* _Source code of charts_

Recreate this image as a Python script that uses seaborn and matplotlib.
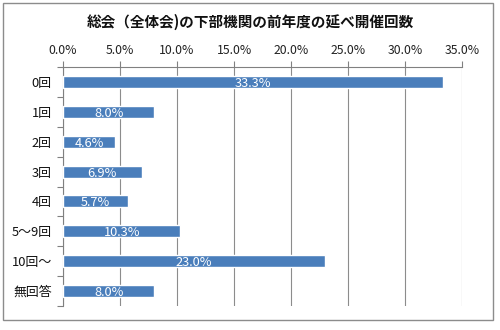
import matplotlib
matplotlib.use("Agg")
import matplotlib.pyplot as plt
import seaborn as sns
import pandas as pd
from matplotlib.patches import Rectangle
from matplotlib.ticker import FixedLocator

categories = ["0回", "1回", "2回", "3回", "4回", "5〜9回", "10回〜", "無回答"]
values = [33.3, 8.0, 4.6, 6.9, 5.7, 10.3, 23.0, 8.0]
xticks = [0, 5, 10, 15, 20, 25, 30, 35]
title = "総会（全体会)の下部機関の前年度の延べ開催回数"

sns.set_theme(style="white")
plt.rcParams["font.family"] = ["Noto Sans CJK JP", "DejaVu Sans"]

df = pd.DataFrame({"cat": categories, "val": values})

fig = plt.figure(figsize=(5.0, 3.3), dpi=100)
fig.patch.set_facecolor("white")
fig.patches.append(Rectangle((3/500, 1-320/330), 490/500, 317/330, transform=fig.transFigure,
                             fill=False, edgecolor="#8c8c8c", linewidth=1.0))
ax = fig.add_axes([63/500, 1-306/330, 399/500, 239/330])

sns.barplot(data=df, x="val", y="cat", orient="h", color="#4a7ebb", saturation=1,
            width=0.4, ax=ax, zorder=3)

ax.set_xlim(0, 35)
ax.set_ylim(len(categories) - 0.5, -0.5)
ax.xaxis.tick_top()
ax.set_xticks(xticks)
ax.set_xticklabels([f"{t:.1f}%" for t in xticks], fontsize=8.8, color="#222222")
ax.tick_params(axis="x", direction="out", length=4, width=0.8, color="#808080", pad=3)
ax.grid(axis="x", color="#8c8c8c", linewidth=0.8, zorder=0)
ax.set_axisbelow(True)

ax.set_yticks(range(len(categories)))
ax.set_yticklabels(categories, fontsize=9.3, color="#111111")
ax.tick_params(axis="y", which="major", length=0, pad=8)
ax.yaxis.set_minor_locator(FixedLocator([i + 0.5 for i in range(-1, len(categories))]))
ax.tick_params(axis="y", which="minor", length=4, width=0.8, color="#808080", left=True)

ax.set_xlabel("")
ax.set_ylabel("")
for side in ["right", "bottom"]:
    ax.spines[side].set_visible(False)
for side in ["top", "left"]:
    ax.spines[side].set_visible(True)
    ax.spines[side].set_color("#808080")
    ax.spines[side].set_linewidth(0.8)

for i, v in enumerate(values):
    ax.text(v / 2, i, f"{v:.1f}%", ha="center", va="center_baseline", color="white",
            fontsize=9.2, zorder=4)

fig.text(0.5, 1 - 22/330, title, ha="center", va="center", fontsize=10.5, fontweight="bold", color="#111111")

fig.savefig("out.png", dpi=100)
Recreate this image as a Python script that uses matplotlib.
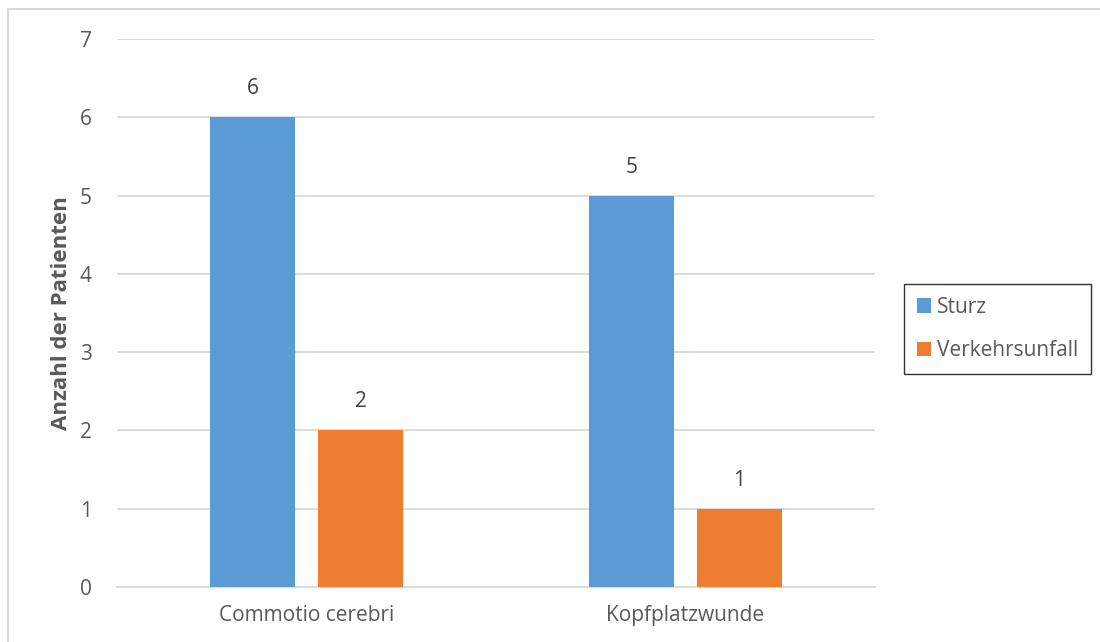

* _Problem description_
Only lines with the word "matplotlib" are wanted, so copy each one from the records.

* _Output_
Recreate this image as a Python script that uses seaborn and matplotlib.
import matplotlib
matplotlib.use("Agg")
import matplotlib.pyplot as plt
from matplotlib.patches import Rectangle
from matplotlib.ticker import FixedLocator
Recreate this image as a Python script that uses matplotlib.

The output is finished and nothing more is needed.